Eric Doden sent a message to potential Republican candidates with his first report to the Indiana Election Division. He raised nearly $1 million to signal this race will likely be expensive and he will be able to compete in any ad war across Indiana’s multiple TV markets. But will voters respond to his message?

Doden does not like mandates from the state. “I don’t really think government should be mandating things,” he starts. “I think government’s role is to educate.” He says he would not have imposed a statewide mask mandate to curb COVID-19 but would have allowed cities and counties to require Hoosiers to mask up if they determined a local need.

“I think a lot of what should happen is between you and your health provider – even in terms of vaccination. I know I certainly asked my health provider, ‘should I be vaccinated?’ They had a very strong opinion that, given the fact that I had already had some immunity to COVID that I should not. They may change their mind but that’s between me and my health provider.”

Doden met WANE 15 at The Ventry apartments, his recent development on Fort Wayne’s southwest side. “It was an old movie theater that was no longer in use,” Doden explains. “It was a distressed piece of property.”
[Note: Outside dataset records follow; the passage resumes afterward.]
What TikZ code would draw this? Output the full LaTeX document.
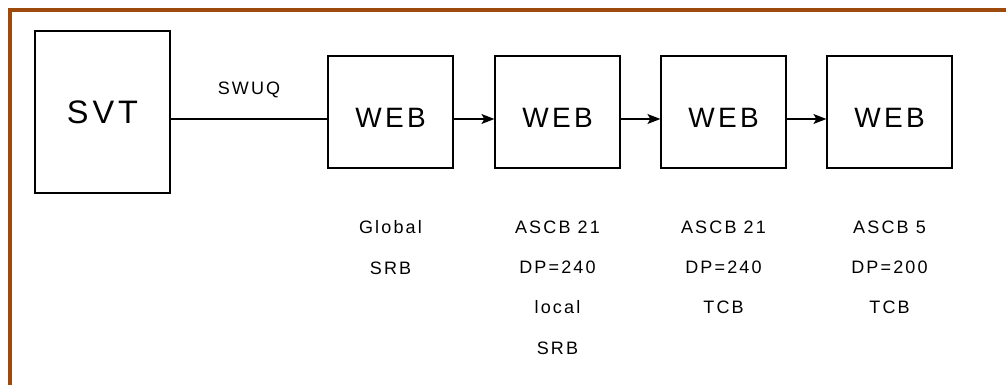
\documentclass[tikz,border=0pt]{standalone}
\usepackage{fontspec}
\usetikzlibrary{positioning, arrows.meta}
\newfontfamily\diagfont[LetterSpace=12]{Liberation Sans}
\definecolor{framebrown}{RGB}{158,74,12}

\begin{document}
\begin{tikzpicture}[x=1pt, y=1pt,
    box/.style = {draw, line width=1.2pt, minimum width=125pt, minimum height=112pt, inner sep=0pt,
        text height=32pt, text depth=0pt, font=\fontsize{28}{30}\selectfont\diagfont},
    note/.style = {align=center, inner sep=0pt, font=\fontsize{18}{40.3}\selectfont\diagfont},
    link/.style = {line width=1.2pt, -{Stealth[length=13pt, width=10pt, inset=3pt]}}]
    \useasboundingbox (0,0) rectangle (1006,385);
    \draw [framebrown, line width=4pt] (10,0) -- (10,375) -- (1006,375);
    \node [box, minimum width=135pt, minimum height=162pt, text height=23.3pt,
        font=\fontsize{32.5}{34}\selectfont\diagfont] (svt) at (102.5,273) {SVT};
    \node [box] (web1) at (390.5,273) {WEB};
    \node [box] (web2) at (557.5,273) {WEB};
    \node [box] (web3) at (723.5,273) {WEB};
    \node [box] (web4) at (889.5,273) {WEB};
    \draw [line width=1.2pt] ([yshift=-7pt]svt.east) -- node [note, above=20pt] {SWUQ} ([yshift=-7pt]web1.west);
    \draw [link] ([yshift=-7pt]web1.east) -- ([yshift=-7pt]web2.west);
    \draw [link] ([yshift=-7pt]web2.east) -- ([yshift=-7pt]web3.west);
    \draw [link] ([yshift=-7pt]web3.east) -- ([yshift=-7pt]web4.west);
    \node [note, below=52pt of web1] (info1) {Global\\SRB};
    \node [note, below=52pt of web2] (info2) {ASCB 21\\DP=240\\local\\SRB};
    \node [note, below=52pt of web3] (info3) {ASCB 21\\DP=240\\TCB};
    \node [note, below=52pt of web4] (info4) {ASCB 5\\DP=200\\TCB};
\end{tikzpicture}
\end{document}
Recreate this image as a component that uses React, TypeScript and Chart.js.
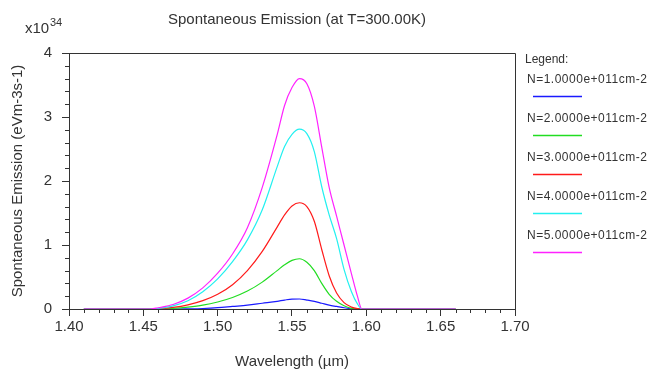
import { useEffect, useRef } from 'react';
import { Chart, registerables } from 'chart.js';

Chart.register(...registerables);

// Shared wavelength grid (µm)
const wavelengths = [1.41, 1.455, 1.46, 1.47, 1.48, 1.49, 1.5, 1.51, 1.52, 1.53, 1.54, 1.545, 1.55, 1.555, 1.56, 1.565, 1.57, 1.575, 1.58, 1.585, 1.59, 1.594, 1.597, 1.66];

// Spontaneous emission (x10^34 eVm-3s-1)
const emissionN1 = [0, 0, 0, 0, 0.003, 0.008, 0.02, 0.04, 0.06, 0.09, 0.12, 0.14, 0.155, 0.156, 0.14, 0.12, 0.09, 0.06, 0.04, 0.02, 0.003, 0, 0, 0];
const emissionN2 = [0, 0, 0, 0.01, 0.03, 0.06, 0.11, 0.18, 0.28, 0.42, 0.6, 0.69, 0.76, 0.785, 0.73, 0.6, 0.4, 0.23, 0.12, 0.05, 0.01, 0, 0, 0];
const emissionN3 = [0, 0, 0.005, 0.025, 0.065, 0.13, 0.23, 0.38, 0.6, 0.9, 1.28, 1.47, 1.61, 1.66, 1.6, 1.37, 0.93, 0.52, 0.25, 0.1, 0.03, 0.005, 0, 0];
const emissionN4 = [0, 0, 0.01, 0.05, 0.13, 0.27, 0.47, 0.74, 1.08, 1.55, 2.22, 2.54, 2.73, 2.81, 2.74, 2.46, 1.91, 1.47, 1.1, 0.62, 0.27, 0.08, 0, 0];
const emissionN5 = [0, 0, 0.02, 0.07, 0.17, 0.33, 0.56, 0.86, 1.27, 1.9, 2.72, 3.18, 3.46, 3.6, 3.52, 3.17, 2.53, 1.9, 1.45, 1.0, 0.55, 0.2, 0, 0];

const seriesLabels = ['N=1.0000e+011cm-2', 'N=2.0000e+011cm-2', 'N=3.0000e+011cm-2', 'N=4.0000e+011cm-2', 'N=5.0000e+011cm-2'];
const seriesValues = [emissionN1, emissionN2, emissionN3, emissionN4, emissionN5];
const seriesColors = ['#1a1aff', '#22dd22', '#ff1a1a', '#22f0f0', '#ff22ff'];

const chartTitle = 'Spontaneous Emission (at T=300.00K)';
const xTitle = 'Wavelength (\u00b5m)';
const yTitle = 'Spontaneous Emission (eVm-3s-1)';
const xMin = 1.4;
const xMax = 1.7;
const yMin = 0;
const yMax = 4;

const TEXT = '#333333';
const AXIS = '#333333';

const decorPlugin = {
  id: 'decor',
  afterDraw(chart: any) {
    const { ctx, chartArea, scales } = chart;
    const { left, right, top, bottom } = chartArea;
    const x = scales.x;
    const y = scales.y;
    ctx.save();
    ctx.strokeStyle = AXIS;
    ctx.lineWidth = 1;
    // box top and right
    ctx.beginPath();
    ctx.moveTo(left, Math.round(top) + 0.5);
    ctx.lineTo(Math.round(right) + 0.5, Math.round(top) + 0.5);
    ctx.lineTo(Math.round(right) + 0.5, bottom);
    ctx.stroke();
    // minor x ticks
    ctx.beginPath();
    for (let i = 0; i <= 30; i++) {
      if (i % 5 === 0) continue;
      const px = Math.round(x.getPixelForValue(xMin + i * 0.01)) + 0.5;
      ctx.moveTo(px, bottom);
      ctx.lineTo(px, bottom + 4);
    }
    // minor y ticks
    for (let i = 0; i <= 20; i++) {
      if (i % 5 === 0) continue;
      const py = Math.round(y.getPixelForValue(yMin + i * 0.2)) + 0.5;
      ctx.moveTo(left - 4, py);
      ctx.lineTo(left, py);
    }
    ctx.stroke();

    // title
    ctx.fillStyle = TEXT;
    ctx.textBaseline = 'middle';
    ctx.textAlign = 'center';
    ctx.font = '15px "Liberation Sans", Arial, sans-serif';
    ctx.fillText(chartTitle, 297, 20);

    // exponent label
    ctx.textAlign = 'left';
    ctx.textBaseline = 'alphabetic';
    ctx.font = '15px "Liberation Sans", Arial, sans-serif';
    ctx.fillText('x10', 25, 33);
    ctx.font = '11px "Liberation Sans", Arial, sans-serif';
    ctx.fillText('34', 50, 26);

    // legend
    const lx = 525;
    ctx.textBaseline = 'middle';
    ctx.font = '12px "Liberation Sans", Arial, sans-serif';
    ctx.fillText('Legend:', lx, 60);
    seriesLabels.forEach((label, i) => {
      const ty = 80 + i * 39;
      ctx.fillStyle = TEXT;
      try { (ctx as any).letterSpacing = '0.5px'; } catch (e) {}
      ctx.fillText(label, 527, ty);
      try { (ctx as any).letterSpacing = '0px'; } catch (e) {}
      ctx.strokeStyle = seriesColors[i];
      ctx.lineWidth = 1.4;
      ctx.beginPath();
      ctx.moveTo(533, Math.round(ty + 16) + 0.5);
      ctx.lineTo(582, Math.round(ty + 16) + 0.5);
      ctx.stroke();
    });
    ctx.restore();
  },
};

export default function App() {
  const canvasRef = useRef<HTMLCanvasElement | null>(null);

  useEffect(() => {
    const canvas = canvasRef.current;
    if (!canvas) return;
    const datasets = seriesValues.map((vals, i) => ({
      label: seriesLabels[i],
      data: wavelengths.map((w, j) => ({ x: w, y: vals[j] })),
      borderColor: seriesColors[i],
      backgroundColor: seriesColors[i],
      borderWidth: 1.2,
      pointRadius: 0,
      fill: false,
      cubicInterpolationMode: 'monotone' as const,
      order: seriesValues.length - i,
    }));
    const chart = new Chart(canvas, {
      type: 'line',
      data: { datasets },
      options: {
        responsive: false,
        animation: false,
        devicePixelRatio: 1,
        layout: { padding: { left: 0, top: 53, right: 137, bottom: 0 } },
        plugins: {
          legend: { display: false },
          tooltip: { enabled: false },
          title: { display: false },
        },
        scales: {
          x: {
            type: 'linear',
            min: xMin,
            max: xMax,
            afterFit: (s: any) => { s.height = 60; },
            ticks: {
              stepSize: 0.05,
              color: TEXT,
              font: { size: 15, family: '"Liberation Sans", Arial, sans-serif' },
              padding: 2,
              maxRotation: 0,
              callback: (v: any) => Number(v).toFixed(2),
            },
            grid: { display: true, drawOnChartArea: false, drawTicks: true, tickLength: 7, color: AXIS },
            border: { display: true, color: AXIS, width: 1 },
            title: {
              display: true,
              text: xTitle,
              color: TEXT,
              font: { size: 15, family: '"Liberation Sans", Arial, sans-serif' },
              padding: { top: 0, bottom: -2 },
            },
          },
          y: {
            type: 'linear',
            min: yMin,
            max: yMax,
            afterFit: (s: any) => { s.width = 69; },
            ticks: {
              stepSize: 1,
              color: TEXT,
              font: { size: 15, family: '"Liberation Sans", Arial, sans-serif' },
              padding: 10,
            },
            grid: { display: true, drawOnChartArea: false, drawTicks: true, tickLength: 7, color: AXIS },
            border: { display: true, color: AXIS, width: 1 },
            title: {
              display: true,
              text: yTitle,
              color: TEXT,
              font: { size: 15, family: '"Liberation Sans", Arial, sans-serif' },
              padding: { top: 9, bottom: 0 },
            },
          },
        },
      },
      plugins: [decorPlugin],
    });
    return () => chart.destroy();
  }, []);

  return (
    <div style={{ position: 'absolute', left: 0, top: 0, width: 652, height: 369, background: '#fff' }}>
      <canvas ref={canvasRef} width={652} height={369} />
    </div>
  );
}
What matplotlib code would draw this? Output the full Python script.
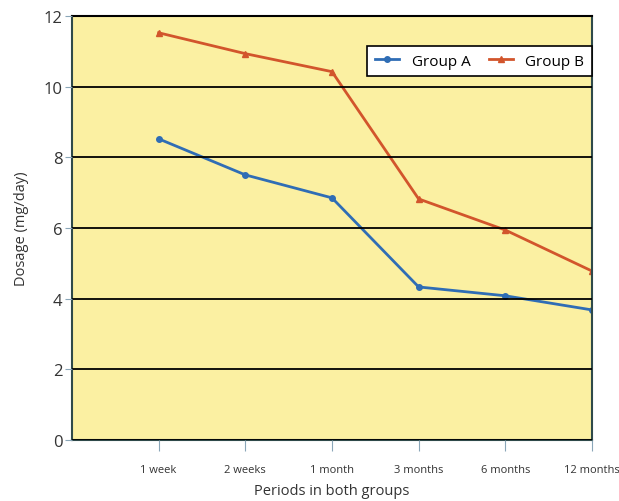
import matplotlib.pyplot as plt

periods = ['1 week', '2 weeks', '1 month', '3 months', '6 months', '12 months']
group_a = [8.52, 7.5, 6.85, 4.33, 4.08, 3.68]
group_b = [11.52, 10.93, 10.42, 6.82, 5.94, 4.78]

plt.rcParams['font.family'] = ['Open Sans', 'DejaVu Sans']

fig = plt.figure(figsize=(6.19, 5.02), dpi=100)
ax = fig.add_axes([0.1163, 0.1215, 0.84, 0.845])
ax.set_facecolor('#fbf0a2')

x = list(range(1, len(periods) + 1))
ax.plot(x, group_a, color='#2f6db5', lw=2, marker='o', ms=4, label='Group A')
ax.plot(x, group_b, color='#d2552c', lw=2, marker='^', ms=5, label='Group B')

ax.set_xlim(0, 6)
ax.set_ylim(0, 12)
ax.set_yticks(range(0, 13, 2))
ax.set_xticks(x)
ax.set_xticklabels(periods, fontsize=8, color='#333333')
ax.tick_params(axis='x', length=8, pad=9, color='#8aa6b8')
ax.tick_params(axis='y', labelsize=12, length=5, pad=2, color='#8aa6b8', labelcolor='#333333')
ax.yaxis.grid(True, color='black', lw=1.3)
ax.set_axisbelow(False)

for s in ['left', 'right', 'bottom', 'top']:
    ax.spines[s].set_color('#2f4a4a')
    ax.spines[s].set_linewidth(1.5)
ax.spines['top'].set_color('black')

ax.set_xlabel('Periods in both groups', fontsize=10.5, color='#333333', labelpad=6)
ax.set_ylabel('Dosage (mg/day)', fontsize=10.5, color='#333333', labelpad=10)

leg = ax.legend(loc='upper right', bbox_to_anchor=(1.0, 0.929), ncol=2, fontsize=11,
                frameon=True, fancybox=False, edgecolor='black', framealpha=1,
                handlelength=1.6, columnspacing=1.2, borderpad=0.5, borderaxespad=0)
leg.get_frame().set_linewidth(1.2)

fig.savefig('out.png', dpi=100)
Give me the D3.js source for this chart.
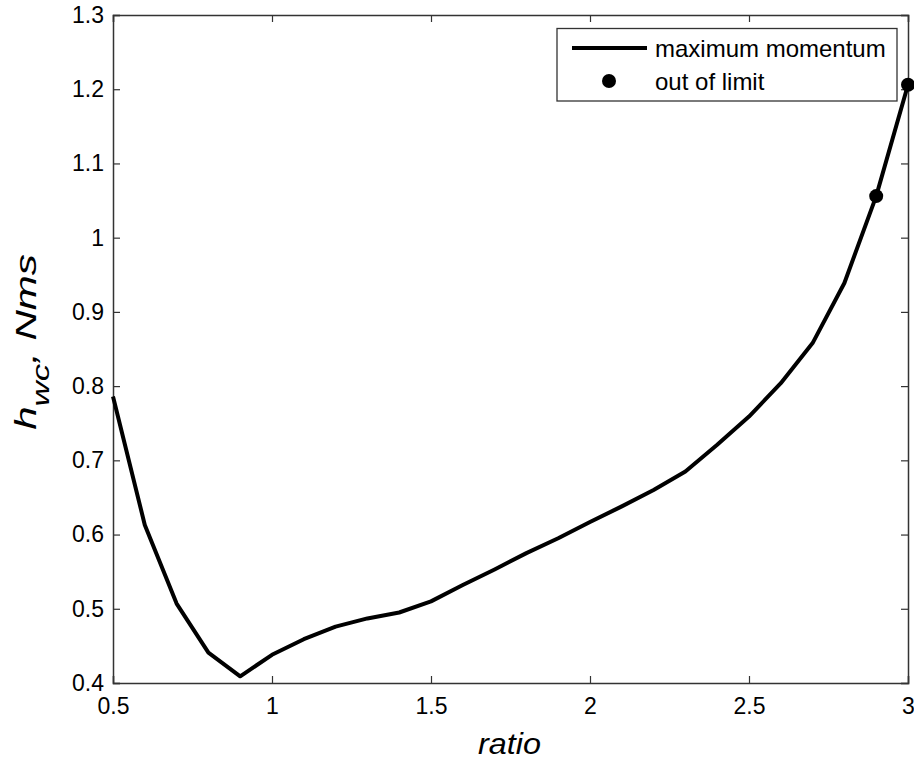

He’s running, he says, to help Indiana’s smaller towns with their distressed properties. “We have about 80 cities that are between 2,500 and 30,000 (people). And in a lot of those cities, and we’ve started studying this, about 80% of their of their core historic assets are in distress.”

He offers the $30 million renovation of The Landing as a recent Fort Wayne example. When those assets are improved “it really benefits everybody. It creates community pride. It creates an excitement and energy in the city and the community. Then that trickles down into an environment that helps everyone have more opportunities.”

The Landing, and many projects like it, benefitted from the Indiana Regional Cities Initiative which Doden spearheaded as leader of the Indiana Economic Development Corporation around 2014. “(Governor) Mike Pence challenged me to come up with something that would inspire our kids and grandkids to stay here and to use their talents here. Within one year, we had almost a billion dollars worth of private investment to improve communities. We want to do that over and over and over again.”

Doden touts his time as head of Greater Fort Wayne, Inc., the city’s chamber of commerce, when investment in downtown grew rapidly. The pace sometimes created friction with city hall, which Doden thought moved too slowly. His was unsuccessful in his 2011 run for mayor, coming in third of five in the GOP primary, behind (now state senator) Liz Brown and winner Paula Hughes, who lost to Tom Henry (D) in the general election.

Doden says he has plans to help fund Indiana schools, including raising teacher pay, but he’s not ready to release the details. “We need to continue to improve education on all fronts. All my kids now are in high school. They’re getting ready to go to college and I understand the importance of education both private and public. We need to make sure that we have policies that make it easier for teachers to teach and make it better for kids in the education experience.”

Doden cites former governor Mitch Daniels among his political role models. “I watched his drive for results and the way that he led. He certainly inspired me. On a very personal level, as someone who coached and mentored me since I was about 25, was Jon Costas, the former mayor of Valparaiso, who’s still a coach. I really watched what he did in Valparaiso and it inspired me to get engaged here in Fort Wayne in a deeper way and I admire and respect him deeply.”